What is with the Spiders, Bats, and Black Cats?
The bonfires of Samhain attracted insects and spiders, which in turn attracted bats. Thus, spiders and bats continued to be associated with October 31st over the centuries.
Blacks cats were not necessarily associated with October 31st but were thought to be a jinx throughout the centuries. During the middle ages, black cats were considered to be symbols of the Devil. Later, they were considered to be companions of witches and some even believed that witches could turn into black cats to avoid detection.
Are apples associated with Halloween or Fall?
The answer is both. Eventually, the Celtics were conquered by the Romans whose harvest celebration occurred later in October. The second day of the Roman celebration honored Pomona, the Roman goddess of fruit and trees who was represented by an apple. Since then, apples have also played a part in the autumn festivals.
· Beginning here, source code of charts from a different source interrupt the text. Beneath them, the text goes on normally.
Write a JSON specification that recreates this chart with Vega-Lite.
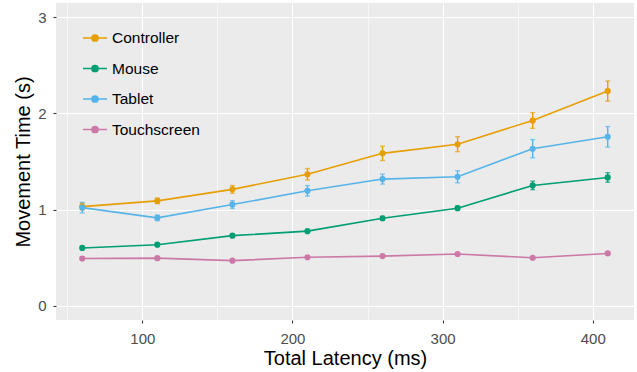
{
  "$schema": "https://vega.github.io/schema/vega-lite/v6.json",
  "width": 578,
  "height": 317,
  "autosize": "none",
  "padding": {"left": 56, "top": 3, "right": 3, "bottom": 52},
  "background": "white",
  "config": {
    "view": {"fill": "#EBEBEB", "stroke": null},
    "font": "Liberation Sans"
  },
  "data": {
    "values": [
      {"device": "Controller", "latency": 60, "time": 1.03, "se": 0.035},
      {"device": "Controller", "latency": 110, "time": 1.09, "se": 0.03},
      {"device": "Controller", "latency": 160, "time": 1.21, "se": 0.04},
      {"device": "Controller", "latency": 210, "time": 1.367, "se": 0.06},
      {"device": "Controller", "latency": 260, "time": 1.585, "se": 0.075},
      {"device": "Controller", "latency": 310, "time": 1.68, "se": 0.078},
      {"device": "Controller", "latency": 360, "time": 1.927, "se": 0.082},
      {"device": "Controller", "latency": 410, "time": 2.233, "se": 0.105},
      {"device": "Mouse", "latency": 60, "time": 0.6, "se": 0.015},
      {"device": "Mouse", "latency": 110, "time": 0.634, "se": 0.015},
      {"device": "Mouse", "latency": 160, "time": 0.728, "se": 0.015},
      {"device": "Mouse", "latency": 210, "time": 0.775, "se": 0.015},
      {"device": "Mouse", "latency": 260, "time": 0.909, "se": 0.02},
      {"device": "Mouse", "latency": 310, "time": 1.014, "se": 0.02},
      {"device": "Mouse", "latency": 360, "time": 1.251, "se": 0.045},
      {"device": "Mouse", "latency": 410, "time": 1.334, "se": 0.05},
      {"device": "Tablet", "latency": 60, "time": 1.02, "se": 0.055},
      {"device": "Tablet", "latency": 110, "time": 0.913, "se": 0.03},
      {"device": "Tablet", "latency": 160, "time": 1.052, "se": 0.04},
      {"device": "Tablet", "latency": 210, "time": 1.195, "se": 0.055},
      {"device": "Tablet", "latency": 260, "time": 1.317, "se": 0.052},
      {"device": "Tablet", "latency": 310, "time": 1.341, "se": 0.063},
      {"device": "Tablet", "latency": 360, "time": 1.633, "se": 0.095},
      {"device": "Tablet", "latency": 410, "time": 1.757, "se": 0.107},
      {"device": "Touchscreen", "latency": 60, "time": 0.49, "se": 0.012},
      {"device": "Touchscreen", "latency": 110, "time": 0.494, "se": 0.012},
      {"device": "Touchscreen", "latency": 160, "time": 0.468, "se": 0.012},
      {"device": "Touchscreen", "latency": 210, "time": 0.503, "se": 0.012},
      {"device": "Touchscreen", "latency": 260, "time": 0.515, "se": 0.012},
      {"device": "Touchscreen", "latency": 310, "time": 0.537, "se": 0.012},
      {"device": "Touchscreen", "latency": 360, "time": 0.498, "se": 0.012},
      {"device": "Touchscreen", "latency": 410, "time": 0.543, "se": 0.012}
    ]
  },
  "encoding": {
    "x": {
      "field": "latency", "type": "quantitative",
      "scale": {"domain": [42.5, 427.5], "nice": false, "zero": false},
      "axis": {
        "title": "Total Latency (ms)",
        "values": [50, 100, 150, 200, 250, 300, 350, 400],
        "labelExpr": "datum.value % 100 === 0 ? datum.label : ''",
        "grid": true,
        "gridColor": "white",
        "gridWidth": {"condition": {"test": "datum.value % 100 === 0", "value": 1.1}, "value": 0.55},
        "domain": false,
        "tickColor": "#333333",
        "tickOpacity": {"condition": {"test": "datum.value % 100 === 0", "value": 1}, "value": 0},
        "tickSize": 3,
        "tickWidth": 1.1,
        "labelColor": "#4D4D4D",
        "labelFontSize": 15,
        "labelFont": "Liberation Sans",
        "labelPadding": 8,
        "titleFontSize": 20,
        "titleFont": "Liberation Sans",
        "titleFontWeight": "normal",
        "titleColor": "black",
        "titlePadding": 2
      }
    },
    "y": {
      "field": "time", "type": "quantitative",
      "scale": {"domain": [-0.15, 3.15], "nice": false, "zero": false},
      "axis": {
        "title": "Movement Time (s)",
        "values": [0, 0.5, 1, 1.5, 2, 2.5, 3],
        "format": "d",
        "labelExpr": "datum.value % 1 === 0 ? datum.label : ''",
        "grid": true,
        "gridColor": "white",
        "gridWidth": {"condition": {"test": "datum.value % 1 === 0", "value": 1.1}, "value": 0.55},
        "domain": false,
        "tickColor": "#333333",
        "tickOpacity": {"condition": {"test": "datum.value % 1 === 0", "value": 1}, "value": 0},
        "tickSize": 3,
        "tickWidth": 1.1,
        "labelColor": "#4D4D4D",
        "labelFontSize": 15,
        "labelFont": "Liberation Sans",
        "labelPadding": 7,
        "titleFontSize": 20,
        "titleFont": "Liberation Sans",
        "titleFontWeight": "normal",
        "titleColor": "black",
        "titlePadding": 4
      }
    },
    "color": {
      "field": "device", "type": "nominal",
      "scale": {
        "domain": ["Controller", "Mouse", "Tablet", "Touchscreen"],
        "range": ["#E69F00", "#009E73", "#56B4E9", "#CC79A7"]
      },
      "legend": {
        "title": null,
        "orient": "none",
        "legendX": 26,
        "legendY": 22,
        "padding": 0,
        "symbolType": "M-1,0L1,0M0.26,0A0.26,0.26,0,1,1,-0.26,0A0.26,0.26,0,1,1,0.26,0Z",
        "symbolSize": 576,
        "symbolStrokeWidth": 1.5,
        "symbolOpacity": 1,
        "rowPadding": 8.5,
        "labelFontSize": 15.5,
        "labelFont": "Liberation Sans",
        "labelColor": "black",
        "labelOffset": 4,
        "encode": {
          "symbols": {"update": {"fill": {"scale": "color", "field": "value"}, "fillOpacity": {"value": 1}}}
        }
      }
    }
  },
  "layer": [
    {
      "mark": {"type": "line", "strokeWidth": 1.6},
      "encoding": {}
    },
    {
      "mark": {"type": "errorbar", "ticks": {"size": 5, "thickness": 1.3}, "thickness": 1.4},
      "encoding": {"yError": {"field": "se"}}
    },
    {
      "mark": {"type": "point", "filled": true, "size": 38, "opacity": 1},
      "encoding": {}
    }
  ]
}
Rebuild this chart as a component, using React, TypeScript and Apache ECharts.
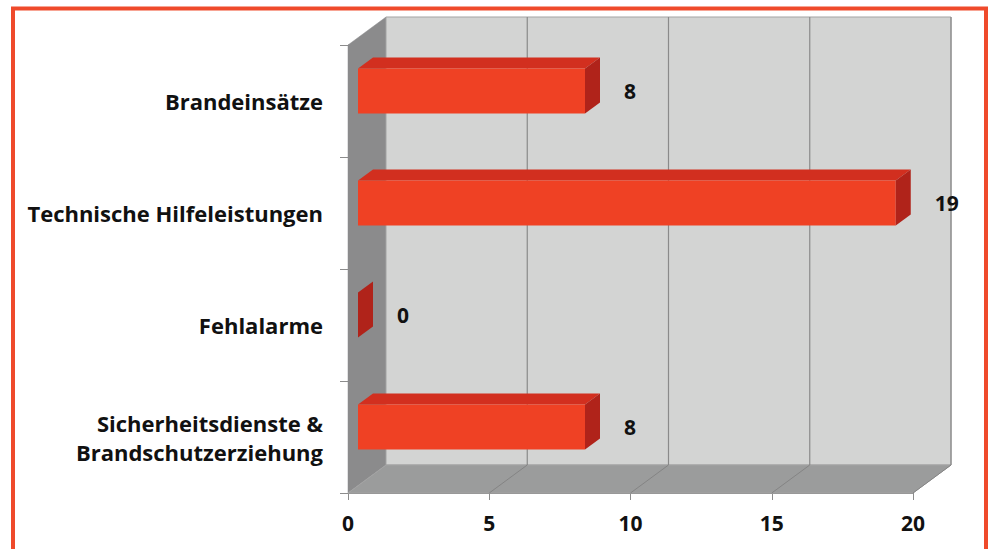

Originally, bobbing for apples was used for fortune telling. According to legend, the first person to pluck the apple from the water filled bucket without using their hands would be the first person to marry. While that is not the object of current day bobbing for apples, did you ever twist the stem of an apple while saying the alphabet? When the stem popped off, that was supposed to be the first letter of the person you married. This game most likely derived from a tradition on Halloween when women would peel an apple into a continuous strip and then throw it over her shoulder. Whatever letter the skin landed in was to be the first letter in the name of her future husband.
During the mid-twentieth century, candied apples were handed out as treats on Halloween and today are still an integral part of most fall festivals.
A “How did Halloween Start?’ Summary
Maybe your child asked you ‘How did Halloween begin?’. So, you did what any modern day parent would do. You took out your phone, googled the question, and stumbled upon this article. Now that you have read it, you think, that is way too much information for my child so here is a quick summary:
This is how Halloween got started. People a long, long time ago in Ireland celebrated the end of summer and the harvest with a festival that marked the transition of seasons with a bonfire. Since this was a long time ago, they mistakenly thought the change of season meant dead people were closer on this night and that is where the ghosts and goblins associated with Halloween come from. The costumes and jack-o-lanterns helped scare away the ghosts and goblins.
Once the Irish immigrated to America, they brought bits and pieces of this celebration with them and when it mixed with the traditions of other immigrants and the Native Americans, Halloween became more of a community event where people told stories and performed pranks. Eventually, the tricks got out of hand, so parents and community leaders made a push for the event to be more about the treats. Kids began going door to door to request treats from neighbors who were keen on giving treats instead of being subjected to a trick!
Thus, an Irish pagan turned religious holiday, ended up being commercialized into a fun holiday that encourages communities to spend time together to celebrate the start of Autumn.
Today, Halloween is a multi-billion dollar industry, second only to Christmas. Most people either live in a Halloween neighborhood that goes all out for the holiday or they do not, so they drive to a neighborhood that goes all out. Many neighbors compete to outdo the others with the best decorations on the block.
The American version is now being celebrated in places like Canada, Great Britain, & Australia. Many Western European nations celebrate Halloween but without the trick or treating, concentrating on the costumes and parties.
No matter how you choose to celebrate, it is fun to go against the grain for one day. Parents actually encourage their kids to be someone else and go to strangers doors to ask for candy. Think about that! The neighborhoods who go all out for Halloween have an endearing quality that encourages neighbors to come out and get to know each other. Halloween is more than scary decorations, costumes, and candy. Halloween is about community and the most precious members of our communities, the children.